What you are asked to do » Transcribe everything in the data word for word. Pictures are left out.

Input rows »
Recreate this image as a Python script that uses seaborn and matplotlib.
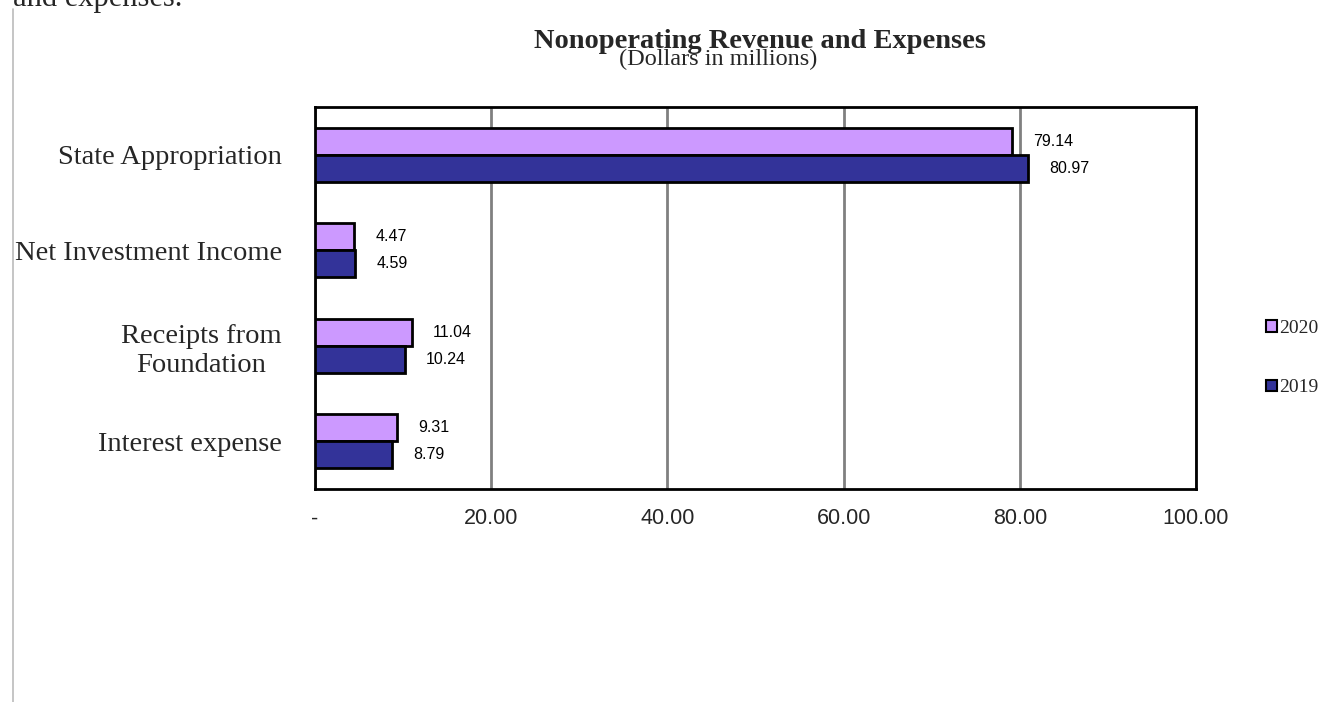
import matplotlib
matplotlib.use("Agg")
import matplotlib.pyplot as plt
import seaborn as sns
import pandas as pd
from matplotlib.patches import Patch
from matplotlib.lines import Line2D

categories = ["State Appropriation", "Net Investment Income", "Receipts from\nFoundation", "Interest expense"]
years = ["2020", "2019"]
values_2020 = [79.14, 4.47, 11.04, 9.31]
values_2019 = [80.97, 4.59, 10.24, 8.79]
xticks = [0, 20, 40, 60, 80, 100]
xticklabels = ["-", "20.00", "40.00", "60.00", "80.00", "100.00"]
colors = {"2020": "#CC99FF", "2019": "#333399"}

rows = []
for c, v in zip(categories, values_2020):
    rows.append({"category": c, "year": "2020", "value": v})
for c, v in zip(categories, values_2019):
    rows.append({"category": c, "year": "2019", "value": v})
df = pd.DataFrame(rows)

sns.set_style("white")
plt.rcParams["font.family"] = ["Liberation Serif", "DejaVu Serif"]

fig = plt.figure(figsize=(13.31, 7.02), dpi=100)
ax = fig.add_axes([315/1331, 1-489/702, (1196-315)/1331, (489-107)/702])

sns.barplot(data=df, y="category", x="value", hue="year", order=categories,
            hue_order=years, palette=colors, saturation=1, orient="h", width=0.57,
            edgecolor="black", linewidth=2, ax=ax, legend=False, zorder=3)

ax.set_xlim(0, 100)
ax.set_ylim(3.5, -0.5)
ax.set_xticks(xticks)
ax.set_xticklabels(xticklabels, fontfamily="Liberation Sans", fontsize=15.5)
ax.tick_params(axis="x", length=7, width=1, color="#808080", pad=7, direction="out")
ax.tick_params(axis="y", length=0, pad=24)
for lbl in ax.get_yticklabels():
    lbl.set_fontsize(20.5)
    lbl.set_fontfamily("Liberation Serif")
    lbl.set_horizontalalignment("right")
    lbl.set_multialignment("center")
ax.set_xlabel("")
ax.set_ylabel("")
ax.grid(axis="x", color="#808080", linewidth=2, zorder=0)
ax.set_axisbelow(True)
for s in ax.spines.values():
    s.set_color("black")
    s.set_linewidth(2)
    s.set_visible(True)

# value labels
for container, vals in zip(ax.containers, [values_2020, values_2019]):
    for bar, v in zip(container, vals):
        y = bar.get_y() + bar.get_height() / 2
        ax.annotate(f"{v:.2f}", xy=(bar.get_width(), y), xytext=(15, 0),
                    textcoords="offset points", va="center", ha="left",
                    fontsize=11.5, fontfamily="Liberation Sans", color="black")

# title
fig.text(760/1331, 1 - 48/702, "Nonoperating Revenue and Expenses", ha="center", va="baseline",
         fontsize=20.5, fontweight="bold", fontfamily="Liberation Serif")
fig.text(718/1331, 1 - 65/702, "(Dollars in millions)", ha="center", va="baseline",
         fontsize=17.5, fontfamily="Liberation Serif")

# legend
handles = [Patch(facecolor=colors[y], edgecolor="black", linewidth=1.5) for y in years]
leg = fig.legend(handles, years, loc="center left", bbox_to_anchor=(1266/1331, 1 - 358/702),
                 frameon=False, borderpad=0, borderaxespad=0,
                 handlelength=0.55, handleheight=0.55, handletextpad=0.15,
                 labelspacing=2.2, prop={"family": "Liberation Serif", "size": 14})

# page fragments
fig.add_artist(Line2D([13/1331, 13/1331], [0, 1 - 9/702], color="#BBBBBB", linewidth=1.2))
fig.text(13/1331, 1 - 6/702, "and expenses.", ha="left", va="baseline",
         fontsize=22, fontfamily="Liberation Serif")

fig.savefig("out.png", dpi=100)
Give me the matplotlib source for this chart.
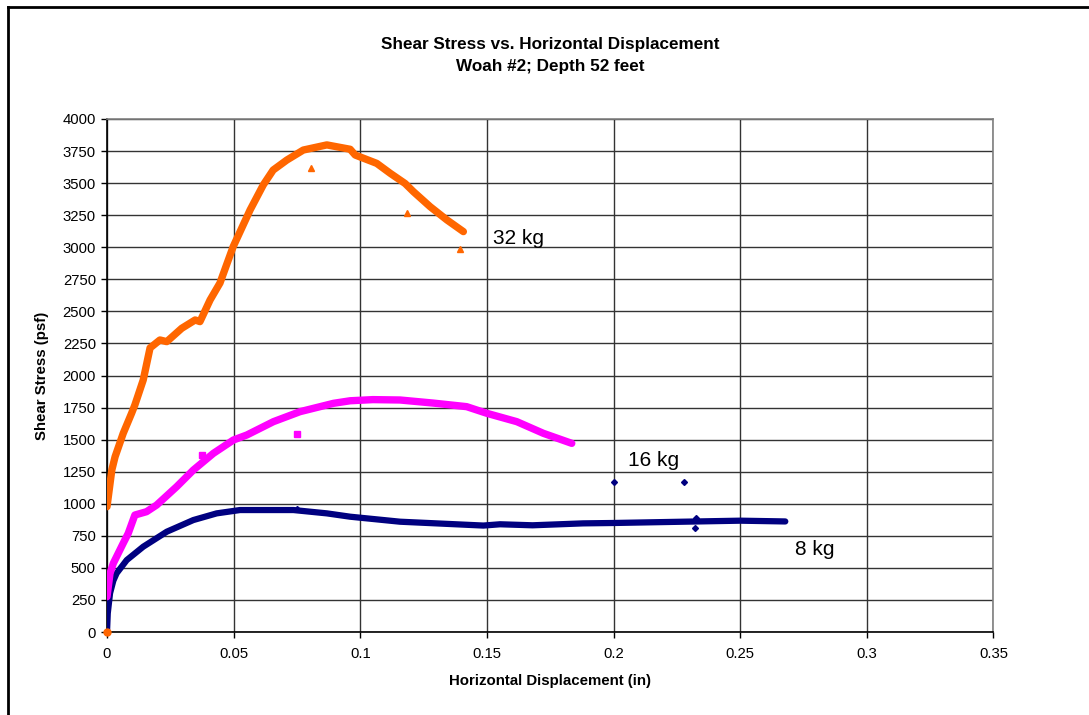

Written solution »
Recreate this image as a Python script that uses seaborn and matplotlib.
import matplotlib
matplotlib.use("Agg")
import matplotlib.pyplot as plt
import seaborn as sns
import pandas as pd
from matplotlib.patches import Patch
from matplotlib.lines import Line2D

categories = ["State Appropriation", "Net Investment Income", "Receipts from\nFoundation", "Interest expense"]
years = ["2020", "2019"]
values_2020 = [79.14, 4.47, 11.04, 9.31]
values_2019 = [80.97, 4.59, 10.24, 8.79]
xticks = [0, 20, 40, 60, 80, 100]
xticklabels = ["-", "20.00", "40.00", "60.00", "80.00", "100.00"]
colors = {"2020": "#CC99FF", "2019": "#333399"}

rows = []
for c, v in zip(categories, values_2020):
    rows.append({"category": c, "year": "2020", "value": v})
for c, v in zip(categories, values_2019):
    rows.append({"category": c, "year": "2019", "value": v})
df = pd.DataFrame(rows)

sns.set_style("white")
plt.rcParams["font.family"] = ["Liberation Serif", "DejaVu Serif"]

fig = plt.figure(figsize=(13.31, 7.02), dpi=100)
ax = fig.add_axes([315/1331, 1-489/702, (1196-315)/1331, (489-107)/702])

sns.barplot(data=df, y="category", x="value", hue="year", order=categories,
            hue_order=years, palette=colors, saturation=1, orient="h", width=0.57,
            edgecolor="black", linewidth=2, ax=ax, legend=False, zorder=3)

ax.set_xlim(0, 100)
ax.set_ylim(3.5, -0.5)
ax.set_xticks(xticks)
ax.set_xticklabels(xticklabels, fontfamily="Liberation Sans", fontsize=15.5)
ax.tick_params(axis="x", length=7, width=1, color="#808080", pad=7, direction="out")
ax.tick_params(axis="y", length=0, pad=24)
for lbl in ax.get_yticklabels():
    lbl.set_fontsize(20.5)
    lbl.set_fontfamily("Liberation Serif")
    lbl.set_horizontalalignment("right")
    lbl.set_multialignment("center")
ax.set_xlabel("")
ax.set_ylabel("")
ax.grid(axis="x", color="#808080", linewidth=2, zorder=0)
ax.set_axisbelow(True)
for s in ax.spines.values():
    s.set_color("black")
    s.set_linewidth(2)
    s.set_visible(True)

# value labels
for container, vals in zip(ax.containers, [values_2020, values_2019]):
    for bar, v in zip(container, vals):
        y = bar.get_y() + bar.get_height() / 2
        ax.annotate(f"{v:.2f}", xy=(bar.get_width(), y), xytext=(15, 0),
                    textcoords="offset points", va="center", ha="left",
                    fontsize=11.5, fontfamily="Liberation Sans", color="black")

# title
fig.text(760/1331, 1 - 48/702, "Nonoperating Revenue and Expenses", ha="center", va="baseline",
         fontsize=20.5, fontweight="bold", fontfamily="Liberation Serif")
fig.text(718/1331, 1 - 65/702, "(Dollars in millions)", ha="center", va="baseline",
         fontsize=17.5, fontfamily="Liberation Serif")

# legend
handles = [Patch(facecolor=colors[y], edgecolor="black", linewidth=1.5) for y in years]
leg = fig.legend(handles, years, loc="center left", bbox_to_anchor=(1266/1331, 1 - 358/702),
                 frameon=False, borderpad=0, borderaxespad=0,
                 handlelength=0.55, handleheight=0.55, handletextpad=0.15,
                 labelspacing=2.2, prop={"family": "Liberation Serif", "size": 14})

# page fragments
fig.add_artist(Line2D([13/1331, 13/1331], [0, 1 - 9/702], color="#BBBBBB", linewidth=1.2))
fig.text(13/1331, 1 - 6/702, "and expenses.", ha="left", va="baseline",
         fontsize=22, fontfamily="Liberation Serif")

fig.savefig("out.png", dpi=100)
Give me the matplotlib source for this chart.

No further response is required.